▼

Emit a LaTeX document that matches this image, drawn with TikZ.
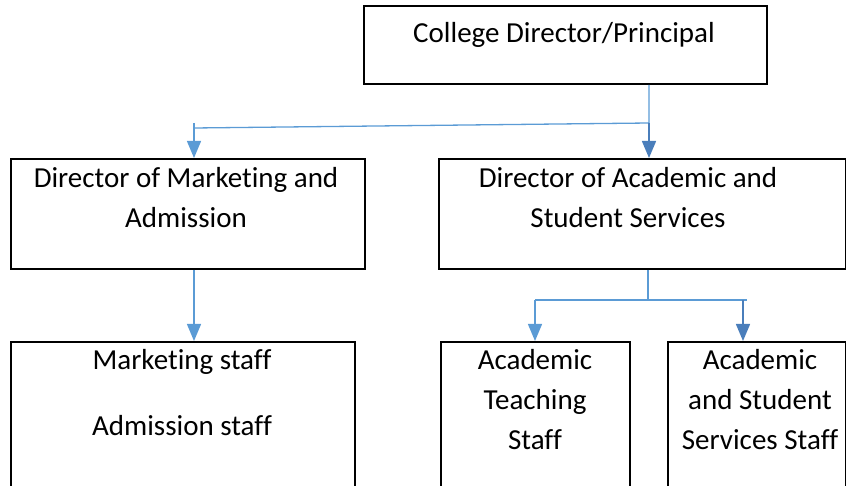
\documentclass[tikz,border=0pt]{standalone}
\usepackage{fontspec}
\setmainfont{Carlito}[Ligatures={NoCommon}]
\usetikzlibrary{arrows.meta}
\definecolor{lblue}{HTML}{5B9BD5}
\definecolor{dblue}{HTML}{4A7EBB}
\tikzset{
  box/.style={draw=black,line width=2pt,rectangle,anchor=north west,inner sep=0pt},
  txt/.style={anchor=base,inner sep=0pt,font=\fontsize{29}{35}\selectfont},
  conn/.style={draw=lblue,line width=1.3pt},
  larrow/.style={conn,-{Triangle[width=14pt,length=17pt]}},
  darrow/.style={draw=dblue,line width=1.5pt,-{Triangle[width=14pt,length=17pt]}},
}
\begin{document}
\begin{tikzpicture}[x=1pt,y=-1pt]
\useasboundingbox (0,0) rectangle (846,486);
\clip (0,0) rectangle (846,486);
% boxes
\node[box,minimum width=403pt,minimum height=78pt] (top) at (363,5) {};
\node[box,minimum width=354pt,minimum height=110pt] (dm) at (10,158) {};
\node[box,minimum width=407pt,minimum height=110pt] (da) at (438,158) {};
\node[box,minimum width=344pt,minimum height=160pt] (ms) at (10,341) {};
\node[box,minimum width=189pt,minimum height=160pt] (ats) at (440,341) {};
\node[box,minimum width=178pt,minimum height=160pt] (ass) at (667,341) {};
% texts
\node[txt] (t1) at (564,43) {College Director/Principal};
\node[txt] (t2a) at (186,188) {Director of Marketing and};
\node[txt] (t2b) at (186,228) {Admission};
\node[txt] (t3a) at (628,188) {Director of Academic and};
\node[txt] (t3b) at (628,228) {Student Services};
\node[txt] (t4a) at (182,369) {Marketing staff};
\node[txt] (t4b) at (182,435) {Admission staff};
\node[txt] (t5a) at (535,369) {Academic};
\node[txt] (t5b) at (535,409) {Teaching};
\node[txt] (t5c) at (535,449) {Staff};
\node[txt] (t6a) at (760,369) {Academic};
\node[txt] (t6b) at (760,409) {and Student};
\node[txt] (t6c) at (760,449) {Services Staff};
% connectors
\coordinate (j1) at (649,123);
\coordinate (j2) at (194,128);
\coordinate (j2t) at (194,123);
\draw[conn] (top.south -| j1) -- (j1) -- (j2);
\draw[larrow] (j2t) -- (j2t |- dm.north);
\draw[darrow] (j1) -- (j1 |- da.north);
\coordinate (k0) at (194,268);
\draw[larrow] (dm.south -| k0) -- (k0 |- ms.north);
\coordinate (m1) at (648,300);
\coordinate (m2) at (535,300);
\coordinate (m3) at (747,300);
\coordinate (m4) at (743,300);
\draw[conn] (da.south -| m1) -- (m1);
\draw[conn] (m2) -- (m3);
\draw[larrow] (m2) -- (m2 |- ats.north);
\draw[darrow] (m4) -- (m4 |- ass.north);
\end{tikzpicture}
\end{document}
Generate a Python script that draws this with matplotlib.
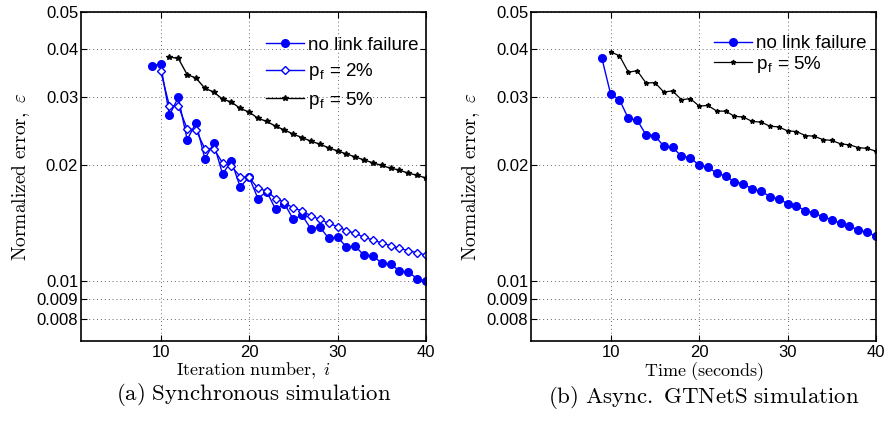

▲

**Given problem:** From the listing above, collect every line that mentions the word "this".

**Response to the exercise:**
Emit a LaTeX document that matches this image, drawn with TikZ.
Generate a Python script that draws this with matplotlib.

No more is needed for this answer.